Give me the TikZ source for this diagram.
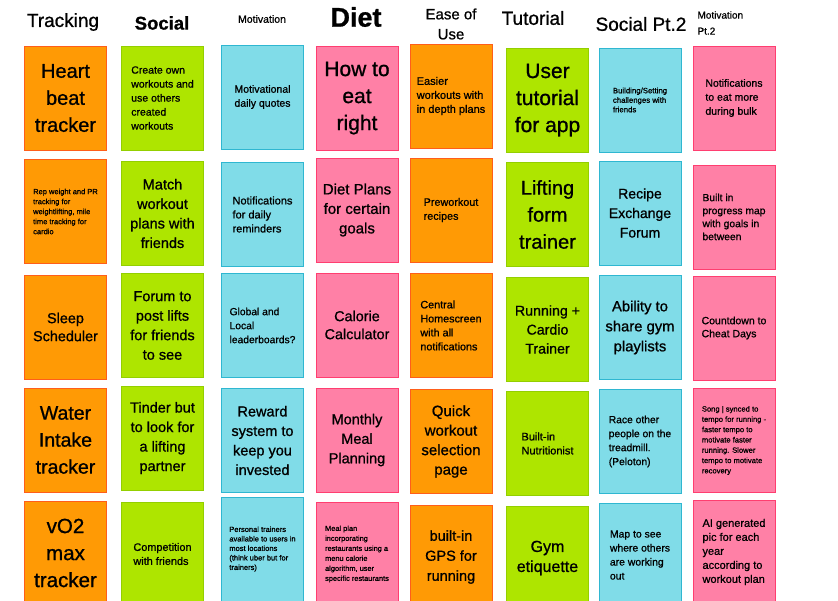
\documentclass[tikz,border=0pt]{standalone}
\usepackage{fontspec}
\setmainfont{Liberation Sans}[FakeBold=0.9]
\usetikzlibrary{positioning}

\definecolor{noteorange}{HTML}{FF9A05}
\definecolor{noteorangeline}{HTML}{FF5E1A}
\definecolor{notegreen}{HTML}{AEE500}
\definecolor{notegreenline}{HTML}{93CF00}
\definecolor{notecyan}{HTML}{80DCE8}
\definecolor{notecyanline}{HTML}{2FB7D1}
\definecolor{notepink}{HTML}{FF80A6}
\definecolor{notepinkline}{HTML}{FF3E70}

\begin{document}
\begin{tikzpicture}[
  x=1pt, y=-1pt,
  note/.style={rectangle, draw, line width=0.8pt, minimum width=82pt, minimum height=104pt,
               inner sep=2pt, text=black},
  trk/.style={note, fill=noteorange, draw=noteorangeline},
  soc/.style={note, fill=notegreen, draw=notegreenline},
  mot/.style={note, fill=notecyan, draw=notecyanline},
  dit/.style={note, fill=notepink, draw=notepinkline},
  bigtxt/.style={align=center, font=\fontsize{20}{27}\selectfont},
  midtxt/.style={align=center, font=\fontsize{14.5}{19.5}\selectfont},
  smalltxt/.style={align=left, font=\fontsize{10.5}{14}\selectfont},
  tinytxt/.style={align=left, font=\fontsize{7.5}{10}\selectfont},
  head/.style={font=\fontsize{19}{22}\selectfont},
]
\useasboundingbox (0,0) rectangle (838,600);
\clip (0,0) rectangle (838,600);

%% Column headings
\node[head]                                     (hTrack) at (63,22)  {Tracking};
\node[head, font=\fontsize{18.5}{22}\selectfont\bfseries] (hSoc) at (162,23) {Social};
\node[font=\fontsize{10.5}{12}\selectfont]      (hMot)   at (262,19) {Motivation};
\node[font=\fontsize{27}{30}\selectfont\bfseries] (hDiet) at (356,17) {Diet};
\node[align=center, font=\fontsize{15}{20}\selectfont] (hEase) at (451,24) {Ease of\\Use};
\node[head]                                     (hTut)   at (533,18) {Tutorial};
\node[head]                                     (hSoc2)  at (641,24) {Social Pt.2};
\node[align=left, anchor=west, font=\fontsize{10}{16}\selectfont] (hMot2) at (694,23) {Motivation\\Pt.2};

%% Row 1
\node[trk, bigtxt]   (trk1)  at (65.5,98)  {Heart\\beat\\tracker};
\node[soc, smalltxt] (soc1)  at (162.5,98) {Create own\\workouts and\\use others\\created\\workouts};
\node[mot, smalltxt, align=center] (mot1) at (262.5,97) {Motivational\\daily quotes};
\node[dit, bigtxt, font=\fontsize{21}{27}\selectfont] (dit1) at (357,98) {How to\\eat\\right};
\node[trk, smalltxt, font=\fontsize{11}{14}\selectfont] (ease1) at (451,96) {Easier\\workouts with\\in depth plans};
\node[soc, bigtxt, font=\fontsize{21}{27}\selectfont] (tut1) at (547.5,100) {User\\tutorial\\for app};
\node[mot, tinytxt, font=\fontsize{7.8}{9.5}\selectfont] (soctwo1) at (640,100) {Building/Setting\\challenges with\\friends};
\node[dit, smalltxt] (mottwo1) at (734,98) {Notifications\\to eat more\\during bulk};

%% Row 2
\node[trk, tinytxt]  (trk2)  at (65.5,211.5) {Rep weight and PR\\tracking for\\weightlifting, mile\\time tracking for\\cardio};
\node[soc, midtxt]   (soc2)  at (162.5,213.5) {Match\\workout\\plans with\\friends};
\node[mot, smalltxt, font=\fontsize{11}{14}\selectfont] (mot2) at (262.5,214.5) {Notifications\\for daily\\reminders};
\node[dit, midtxt, font=\fontsize{15}{19.5}\selectfont] (dit2) at (357,210) {Diet Plans\\for certain\\goals};
\node[trk, smalltxt, font=\fontsize{10.8}{14}\selectfont] (ease2) at (451,210) {Preworkout\\recipes};
\node[soc, bigtxt]   (tut2)  at (547.5,214.5) {Lifting\\form\\trainer};
\node[mot, midtxt, font=\fontsize{14}{19.5}\selectfont] (soctwo2) at (640,213) {Recipe\\Exchange\\Forum};
\node[dit, smalltxt, font=\fontsize{10.3}{13}\selectfont] (mottwo2) at (734,217) {Built in\\progress map\\with goals in\\between};

%% Row 3
\node[trk, midtxt, font=\fontsize{14.4}{18}\selectfont] (trk3) at (65.5,327) {Sleep\\Scheduler};
\node[soc, midtxt]   (soc3)  at (162.5,325.5) {Forum to\\post lifts\\for friends\\to see};
\node[mot, smalltxt, font=\fontsize{10.3}{14}\selectfont] (mot3) at (262.5,325.5) {Global and\\Local\\leaderboards?};
\node[dit, midtxt, font=\fontsize{14.4}{18}\selectfont] (dit3) at (357,325) {Calorie\\Calculator};
\node[trk, smalltxt, font=\fontsize{10.8}{14}\selectfont] (ease3) at (451,325.5) {Central\\Homescreen\\with all\\notifications};
\node[soc, midtxt, font=\fontsize{14.2}{19}\selectfont] (tut3) at (547.5,329.5) {Running +\\Cardio\\Trainer};
\node[mot, midtxt, font=\fontsize{14.8}{20}\selectfont] (soctwo3) at (640,327.5) {Ability to\\share gym\\playlists};
\node[dit, smalltxt, font=\fontsize{10.5}{13}\selectfont] (mottwo3) at (734,328) {Countdown to\\Cheat Days};

%% Row 4
\node[trk, bigtxt, font=\fontsize{19.5}{27}\selectfont] (trk4) at (65.5,440) {Water\\Intake\\tracker};
\node[soc, midtxt]   (soc4)  at (162.5,438) {Tinder but\\to look for\\a lifting\\partner};
\node[mot, midtxt]   (mot4)  at (262.5,440.5) {Reward\\system to\\keep you\\invested};
\node[dit, midtxt]   (dit4)  at (357,440) {Monthly\\Meal\\Planning};
\node[trk, midtxt, font=\fontsize{15}{19.5}\selectfont] (ease4) at (451,441.5) {Quick\\workout\\selection\\page};
\node[soc, smalltxt, font=\fontsize{11}{14}\selectfont] (tut4) at (547.5,443.5) {Built-in\\Nutritionist};
\node[mot, smalltxt, font=\fontsize{10.3}{14}\selectfont] (soctwo4) at (640,441.5) {Race other\\people on the\\treadmill.\\(Peloton)};
\node[dit, tinytxt, font=\fontsize{7.6}{10.3}\selectfont] (mottwo4) at (734,440.5) {Song | synced to\\tempo for running -\\faster tempo to\\motivate faster\\running. Slower\\tempo to motivate\\recovery};

%% Row 5 (cut off by the page edge)
\node[trk, bigtxt, font=\fontsize{20.5}{27}\selectfont] (trk5) at (65.5,553) {vO2\\max\\tracker};
\node[soc, smalltxt, font=\fontsize{10.9}{14}\selectfont] (soc5) at (162.5,554) {Competition\\with friends};
\node[mot, tinytxt, font=\fontsize{7.5}{9.5}\selectfont] (mot5) at (262.5,549) {Personal trainers\\available to users in\\most locations\\(think uber but for\\trainers)};
\node[dit, tinytxt, font=\fontsize{7.4}{10}\selectfont] (dit5) at (357,554) {Meal plan\\incorporating\\restaurants using a\\menu calorie\\algorithm, user\\specific restaurants};
\node[trk, midtxt, font=\fontsize{14.5}{20}\selectfont] (ease5) at (451,557) {built-in\\GPS for\\running};
\node[soc, midtxt, font=\fontsize{16}{20}\selectfont] (tut5) at (547.5,558) {Gym\\etiquette};
\node[mot, smalltxt, font=\fontsize{10.4}{14}\selectfont] (soctwo5) at (640,555) {Map to see\\where others\\are working\\out};
\node[dit, smalltxt, font=\fontsize{11}{14}\selectfont] (mottwo5) at (734,552) {AI generated\\pic for each\\year\\according to\\workout plan};

\end{tikzpicture}
\end{document}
==========
Problem to work on =
Please quote the lines of the material, beginning with the first and ending with the one that contains "(hMot2) at (694,23)", exactly as written and without any pictures.

Task response =
Give me the TikZ source for this diagram.
\documentclass[tikz,border=0pt]{standalone}
\usepackage{fontspec}
\setmainfont{Liberation Sans}[FakeBold=0.9]
\usetikzlibrary{positioning}

\definecolor{noteorange}{HTML}{FF9A05}
\definecolor{noteorangeline}{HTML}{FF5E1A}
\definecolor{notegreen}{HTML}{AEE500}
\definecolor{notegreenline}{HTML}{93CF00}
\definecolor{notecyan}{HTML}{80DCE8}
\definecolor{notecyanline}{HTML}{2FB7D1}
\definecolor{notepink}{HTML}{FF80A6}
\definecolor{notepinkline}{HTML}{FF3E70}

\begin{document}
\begin{tikzpicture}[
  x=1pt, y=-1pt,
  note/.style={rectangle, draw, line width=0.8pt, minimum width=82pt, minimum height=104pt,
               inner sep=2pt, text=black},
  trk/.style={note, fill=noteorange, draw=noteorangeline},
  soc/.style={note, fill=notegreen, draw=notegreenline},
  mot/.style={note, fill=notecyan, draw=notecyanline},
  dit/.style={note, fill=notepink, draw=notepinkline},
  bigtxt/.style={align=center, font=\fontsize{20}{27}\selectfont},
  midtxt/.style={align=center, font=\fontsize{14.5}{19.5}\selectfont},
  smalltxt/.style={align=left, font=\fontsize{10.5}{14}\selectfont},
  tinytxt/.style={align=left, font=\fontsize{7.5}{10}\selectfont},
  head/.style={font=\fontsize{19}{22}\selectfont},
]
\useasboundingbox (0,0) rectangle (838,600);
\clip (0,0) rectangle (838,600);

%% Column headings
\node[head]                                     (hTrack) at (63,22)  {Tracking};
\node[head, font=\fontsize{18.5}{22}\selectfont\bfseries] (hSoc) at (162,23) {Social};
\node[font=\fontsize{10.5}{12}\selectfont]      (hMot)   at (262,19) {Motivation};
\node[font=\fontsize{27}{30}\selectfont\bfseries] (hDiet) at (356,17) {Diet};
\node[align=center, font=\fontsize{15}{20}\selectfont] (hEase) at (451,24) {Ease of\\Use};
\node[head]                                     (hTut)   at (533,18) {Tutorial};
\node[head]                                     (hSoc2)  at (641,24) {Social Pt.2};
\node[align=left, anchor=west, font=\fontsize{10}{16}\selectfont] (hMot2) at (694,23) {Motivation\\Pt.2};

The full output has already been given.